▸ What you have to do
Locate each line with the string "that" in the listing below and copy it.

▸ Data excerpt

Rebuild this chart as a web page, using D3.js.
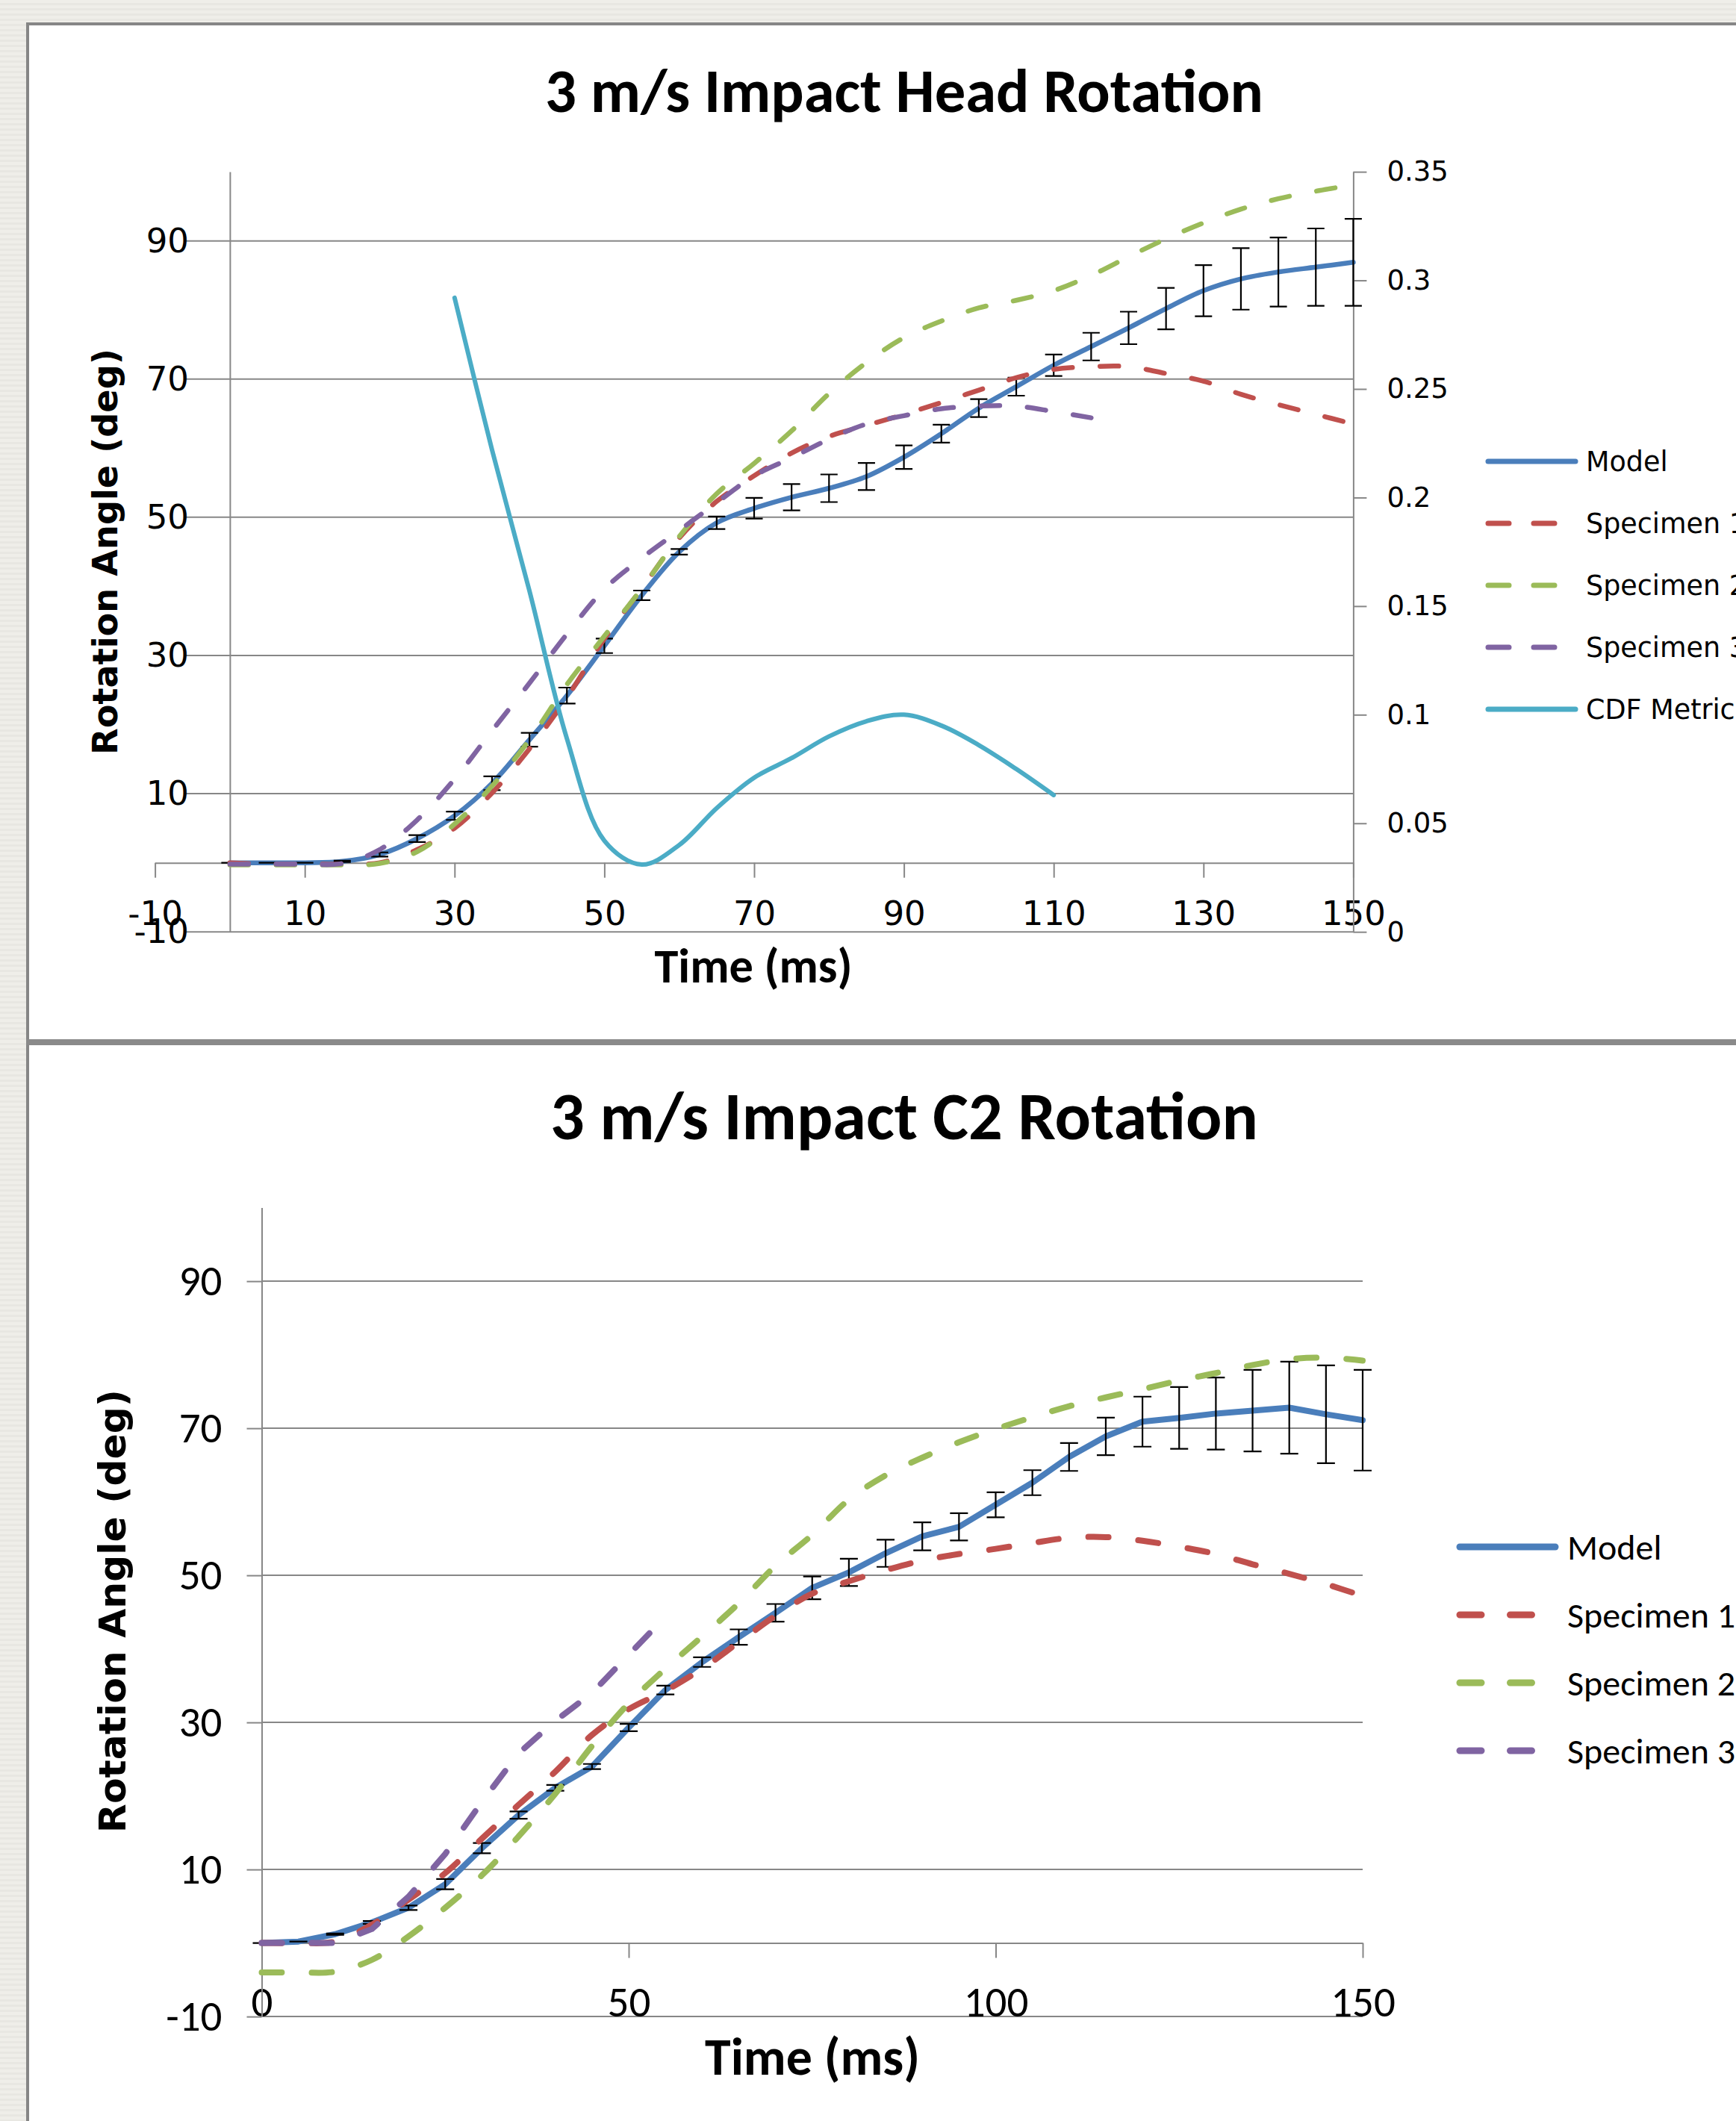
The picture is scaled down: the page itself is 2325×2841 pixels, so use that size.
<!DOCTYPE html>
<html>
<head>
<meta charset="utf-8">
<script src="https://cdn.jsdelivr.net/npm/d3@7"></script>
<style>
  html, body { margin: 0; padding: 0; background: #edece7; }
  svg { display: block; }
</style>
</head>
<body>
<svg id="chart" width="2325" height="2841"></svg>
<script>
// ---- Data: 3 m/s impact, head rotation (top chart) ----
var headTime = [0,5,10,15,20,25,30,35,40,45,50,55,60,65,70,75,80,85,90,95,100,105,110,115,120,125,130,135,140,145,150];
var headModel = [0,0,0,0.2,1.2,3.5,6.8,11.5,17.8,24.2,31.4,38.7,45,49.2,51.3,52.9,54.2,55.9,58.7,62.1,65.8,68.9,72,74.7,77.4,80.2,82.8,84.5,85.5,86.2,86.9];
var headModelErr = [0,0,0,0.1,0.3,0.5,0.6,1,1,1.15,1.05,0.7,0.4,0.9,1.5,1.9,2,1.95,1.7,1.3,1.3,1.3,1.55,2,2.35,3,3.7,4.45,5,5.6,6.3];
var headSpec1 = [0,-0.2,-0.2,-0.2,0,1.9,5,10.1,16.5,23.9,32.4,39.7,47,52.3,56,59.3,61.7,63.3,64.9,66.6,68.4,70.2,71.4,71.8,71.8,70.8,69.7,67.8,66.3,64.9,63.5];
var headSpec2 = [-0.3,-0.3,-0.3,-0.3,-0.1,1.6,5.6,11.1,17.8,25.8,32.8,39.7,47.2,53.4,57.8,62.5,67.9,72.4,76,78.4,80.3,81.4,82.8,85,87.7,90.3,92.6,94.6,96.1,97.2,98.1];
var headSpec3Time = [0,5,10,15,20,25,30,35,40,45,50,55,60,65,70,75,80,85,90,95,100,105,110,115];
var headSpec3 = [-0.2,-0.2,-0.2,-0.1,1.9,6.2,12.1,19.1,26,33.1,39.6,44.1,48.1,52.1,56,58.6,61.3,63.5,64.7,65.7,66.1,66.1,65.3,64.4];
var cdfTime = [30,35,40,45,50,55,60,65,70,75,80,85,90,95,100,105,110];
var cdfMetric = [0.292,0.222,0.157,0.089,0.042,0.031,0.040,0.057,0.071,0.080,0.090,0.097,0.100,0.095,0.086,0.075,0.063];

var headXTicks = [-10,10,30,50,70,90,110,130,150];
var headYTicks = [-10,10,30,50,70,90];
var cdfTicks = [0,0.05,0.1,0.15,0.2,0.25,0.3,0.35];
var headLegend = ["Model","Specimen 1","Specimen 2","Specimen 3","CDF Metric"];

// ---- Data: 3 m/s impact, C2 rotation (bottom chart) ----
var c2Time = [0,5,10,15,20,25,30,35,40,45,50,55,60,65,70,75,80,85,90,95,100,105,110,115,120,125,130,135,140,145,150];
var c2Model = [0,0.2,1.2,2.8,4.8,8,12.9,17.4,21.1,24,29.3,34.4,38.2,41.6,44.9,48.3,50.4,53,55.3,56.6,59.6,62.6,66.1,68.9,70.9,71.4,72,72.4,72.8,71.9,71.1];
var c2ModelErr = [0,0,0.1,0.2,0.3,0.7,0.7,0.5,0.4,0.35,0.5,0.6,0.65,1.05,1.2,1.55,1.85,1.85,1.9,1.85,1.7,1.7,1.9,2.55,3.4,4.2,4.9,5.55,6.25,6.65,6.85];
var c2Spec1 = [0,0,0.2,2.5,5.9,9.5,14.2,18.8,23.3,28.3,31.8,34.3,37.3,40.9,44.5,47.5,49.2,50.7,52,52.9,53.6,54.4,55.1,55.2,54.7,53.9,52.9,51.5,50.2,48.8,47.2];
var c2Spec2 = [-4,-4,-3.9,-2.3,0.9,4.8,9.2,14.5,20.3,26.8,32.6,37.3,41.7,46.2,51.3,55.5,60.3,63.6,66,68.1,69.9,71.5,73,74.2,75.3,76.5,77.5,78.6,79.4,79.6,79.2];
var c2Spec3Time = [0,5,10,15,20,25,30,35,40,45,50,53];
var c2Spec3 = [0,0,0,1.9,6.3,12.1,19.2,25.8,30.2,34,39.2,42.3];

var c2XTicks = [0,50,100,150];
var c2YTicks = [-10,10,30,50,70,90];
var c2Legend = ["Model","Specimen 1","Specimen 2","Specimen 3"];

// ---- Styles ----
var colors = {model: "#4a7ebb", spec1: "#c0504d", spec2: "#9bbb59", spec3: "#8064a2", cdf: "#4bacc6"};
var GRID = "#878787";
var CAL = "Carlito, Lato, 'Open Sans', sans-serif";
var VER = "'DejaVu Sans', Verdana, sans-serif";
var plain = d => String(d);   // keep the hyphen minus like the original

var svg = d3.select("#chart");

// page background + frame
var defs = svg.append("defs");
var pat = defs.append("pattern").attr("id", "bg").attr("width", 8).attr("height", 7)
    .attr("patternUnits", "userSpaceOnUse");
pat.append("rect").attr("width", 8).attr("height", 7).attr("fill", "#efeee9");
pat.append("rect").attr("y", 4).attr("width", 8).attr("height", 3).attr("fill", "#e8e7e2");
svg.append("rect").attr("width", 2325).attr("height", 2841).attr("fill", "url(#bg)");
svg.append("rect").attr("x", 39).attr("y", 34).attr("width", 2286).attr("height", 2807).attr("fill", "#fff");
svg.append("rect").attr("x", 35).attr("y", 30).attr("width", 2290).attr("height", 4).attr("fill", "#868686");
svg.append("rect").attr("x", 35).attr("y", 30).attr("width", 4).attr("height", 2811).attr("fill", "#868686");
svg.append("rect").attr("x", 35).attr("y", 1392).attr("width", 2290).attr("height", 8).attr("fill", "#8a8a8a");

// scale a text's font-size so that it spans w pixels
function fitWidth(t, w) {
  var len = t.node().getComputedTextLength();
  t.attr("font-size", parseFloat(t.attr("font-size")) * w / len);
  return t;
}

function styleAxis(a, font, size) {
  a.selectAll(".domain, .tick line").attr("stroke", GRID).attr("stroke-width", 2);
  a.selectAll("text").attr("font-family", font).attr("font-size", size).attr("fill", "#000");
}

function drawLine(g, x, y, xs, ys, color, width, dash, curve) {
  var line = d3.line().x(d => x(d[0])).y(d => y(d[1])).curve(curve);
  g.append("path")
      .datum(d3.zip(xs, ys))
      .attr("d", line)
      .attr("fill", "none")
      .attr("stroke", color)
      .attr("stroke-width", width)
      .attr("stroke-linecap", "round")
      .attr("stroke-linejoin", "round")
      .attr("stroke-dasharray", dash);
}

function drawErrors(g, x, y, xs, ys, es, cap) {
  g.append("g").selectAll("path")
    .data(d3.zip(xs, ys, es))
    .join("path")
      .attr("d", function(d) {
        var cx = x(d[0]), y0 = y(d[1] - d[2]), y1 = y(d[1] + d[2]);
        return "M" + cx + "," + y0 + "V" + y1 +
               "M" + (cx - cap) + "," + y1 + "H" + (cx + cap) +
               "M" + (cx - cap) + "," + y0 + "H" + (cx + cap);
      })
      .attr("fill", "none")
      .attr("stroke", "#000")
      .attr("stroke-width", 2.2);
}

var smooth = d3.curveCatmullRom.alpha(0.5);

// ================= Top chart: head rotation =================
(function() {
  var g = svg.append("g");
  var x = d3.scaleLinear().domain([-10, 150]).range([207.6, 1812.4]);
  var y = d3.scaleLinear().domain([-10, 100]).range([1248.2, 230.1]);
  var y2 = d3.scaleLinear().domain([0, 0.35]).range([1248.2, 230.1]);

  // horizontal gridlines
  g.append("g").selectAll("line")
    .data(headYTicks)
    .join("line")
      .attr("x1", 248).attr("x2", x(150))
      .attr("y1", d => y(d)).attr("y2", d => y(d))
      .attr("stroke", GRID).attr("stroke-width", 2);

  var ax = g.append("g")
      .attr("transform", "translate(0," + y(0) + ")")
      .call(d3.axisBottom(x).tickValues(headXTicks).tickFormat(plain)
              .tickSize(20).tickSizeOuter(0).tickPadding(31));
  styleAxis(ax, VER, 45);

  var ay = g.append("g")
      .attr("transform", "translate(" + x(0) + ",0)")
      .call(d3.axisLeft(y).tickValues(headYTicks).tickFormat(plain)
              .tickSize(0).tickSizeOuter(0).tickPadding(55));
  styleAxis(ay, VER, 45);

  var ay2 = g.append("g")
      .attr("transform", "translate(" + x(150) + ",0)")
      .call(d3.axisRight(y2).tickValues(cdfTicks).tickSize(18).tickSizeOuter(0).tickPadding(27)
              .tickFormat(d => String(+d.toFixed(2))));
  styleAxis(ay2, VER, 37);

  // series
  drawLine(g, x, y, headTime, headModel, colors.model, 6.5, null, smooth);
  drawErrors(g, x, y, headTime, headModel, headModelErr, 11.5);
  drawLine(g, x, y, headTime, headSpec1, colors.spec1, 6.5, "25,37", smooth);
  drawLine(g, x, y, headTime, headSpec2, colors.spec2, 6.5, "25,37", smooth);
  drawLine(g, x, y, headSpec3Time, headSpec3, colors.spec3, 6.5, "25,37", smooth);
  drawLine(g, x, y2, cdfTime, cdfMetric, colors.cdf, 6, null, smooth);

  // titles
  fitWidth(g.append("text").attr("x", 1211).attr("y", 150).attr("text-anchor", "middle")
      .attr("font-family", CAL).attr("font-weight", "bold").attr("font-size", 84)
      .text("3 m/s Impact Head Rotation"), 962);
  fitWidth(g.append("text").attr("x", 1009).attr("y", 1316).attr("text-anchor", "middle")
      .attr("font-family", CAL).attr("font-weight", "bold").attr("font-size", 60)
      .text("Time (ms)"), 265);
  fitWidth(g.append("text").attr("transform", "translate(141,739) rotate(-90)")
      .attr("text-anchor", "middle").attr("dominant-baseline", "central")
      .attr("font-family", VER).attr("font-weight", "bold").attr("font-size", 46)
      .text("Rotation Angle (deg)"), 544);

  // legend
  var keys = [colors.model, colors.spec1, colors.spec2, colors.spec3, colors.cdf];
  var lg = g.append("g").selectAll("g")
    .data(headLegend)
    .join("g")
      .attr("transform", (d, i) => "translate(0," + (618 + i * 83) + ")");
  lg.append("line")
      .attr("x1", 1993).attr("x2", (d, i) => (i === 0 || i === 4) ? 2110 : 2084)
      .attr("stroke", (d, i) => keys[i])
      .attr("stroke-width", 7)
      .attr("stroke-linecap", "round")
      .attr("stroke-dasharray", (d, i) => (i === 0 || i === 4) ? null : "28,33");
  lg.append("text")
      .attr("x", 2124).attr("dy", "0.36em")
      .attr("font-family", VER).attr("font-size", 36.5)
      .text(d => d);
})();

// ================= Bottom chart: C2 rotation =================
(function() {
  var g = svg.append("g");
  var x = d3.scaleLinear().domain([0, 150]).range([350.5, 1825]);
  var y = d3.scaleLinear().domain([-10, 100]).range([2701.1, 1617.6]);

  g.append("g").selectAll("line")
    .data(c2YTicks)
    .join("line")
      .attr("x1", x(0)).attr("x2", x(150))
      .attr("y1", d => y(d)).attr("y2", d => y(d))
      .attr("stroke", GRID).attr("stroke-width", 2);

  var ax = g.append("g")
      .attr("transform", "translate(0," + y(0) + ")")
      .call(d3.axisBottom(x).tickValues(c2XTicks).tickFormat(plain)
              .tickSize(20).tickSizeOuter(0).tickPadding(38));
  styleAxis(ax, CAL, 57);

  var ay = g.append("g")
      .attr("transform", "translate(" + x(0) + ",0)")
      .call(d3.axisLeft(y).tickValues(c2YTicks).tickFormat(plain)
              .tickSize(20).tickSizeOuter(0).tickPadding(33));
  styleAxis(ay, CAL, 57);

  drawLine(g, x, y, c2Time, c2Model, colors.model, 8, null, d3.curveLinear);
  drawErrors(g, x, y, c2Time, c2Model, c2ModelErr, 12);
  drawLine(g, x, y, c2Time, c2Spec1, colors.spec1, 8, "27,40", smooth);
  drawLine(g, x, y, c2Time, c2Spec2, colors.spec2, 8, "27,40", smooth);
  drawLine(g, x, y, c2Spec3Time, c2Spec3, colors.spec3, 8, "27,40", d3.curveLinear);

  fitWidth(g.append("text").attr("x", 1211).attr("y", 1526).attr("text-anchor", "middle")
      .attr("font-family", CAL).attr("font-weight", "bold").attr("font-size", 84)
      .text("3 m/s Impact C2 Rotation"), 948);
  fitWidth(g.append("text").attr("x", 1088).attr("y", 2779).attr("text-anchor", "middle")
      .attr("font-family", CAL).attr("font-weight", "bold").attr("font-size", 64)
      .text("Time (ms)"), 288);
  fitWidth(g.append("text").attr("transform", "translate(150,2158) rotate(-90)")
      .attr("text-anchor", "middle").attr("dominant-baseline", "central")
      .attr("font-family", VER).attr("font-weight", "bold").attr("font-size", 50)
      .text("Rotation Angle (deg)"), 594);

  var keys = [colors.model, colors.spec1, colors.spec2, colors.spec3];
  var lg = g.append("g").selectAll("g")
    .data(c2Legend)
    .join("g")
      .attr("transform", (d, i) => "translate(0," + (2072 + i * 91) + ")");
  lg.append("line")
      .attr("x1", 1955).attr("x2", (d, i) => i === 0 ? 2083 : 2052)
      .attr("stroke", (d, i) => keys[i])
      .attr("stroke-width", 9)
      .attr("stroke-linecap", "round")
      .attr("stroke-dasharray", (d, i) => i === 0 ? null : "29,38.5");
  lg.append("text")
      .attr("x", 2099).attr("dy", "0.36em")
      .attr("font-family", CAL).attr("font-size", 48)
      .text(d => d);
})();
</script>
</body>
</html>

▸ Task output
The picture is scaled down: the page itself is 2325×2841 pixels, so use that size.
// scale a text's font-size so that it spans w pixels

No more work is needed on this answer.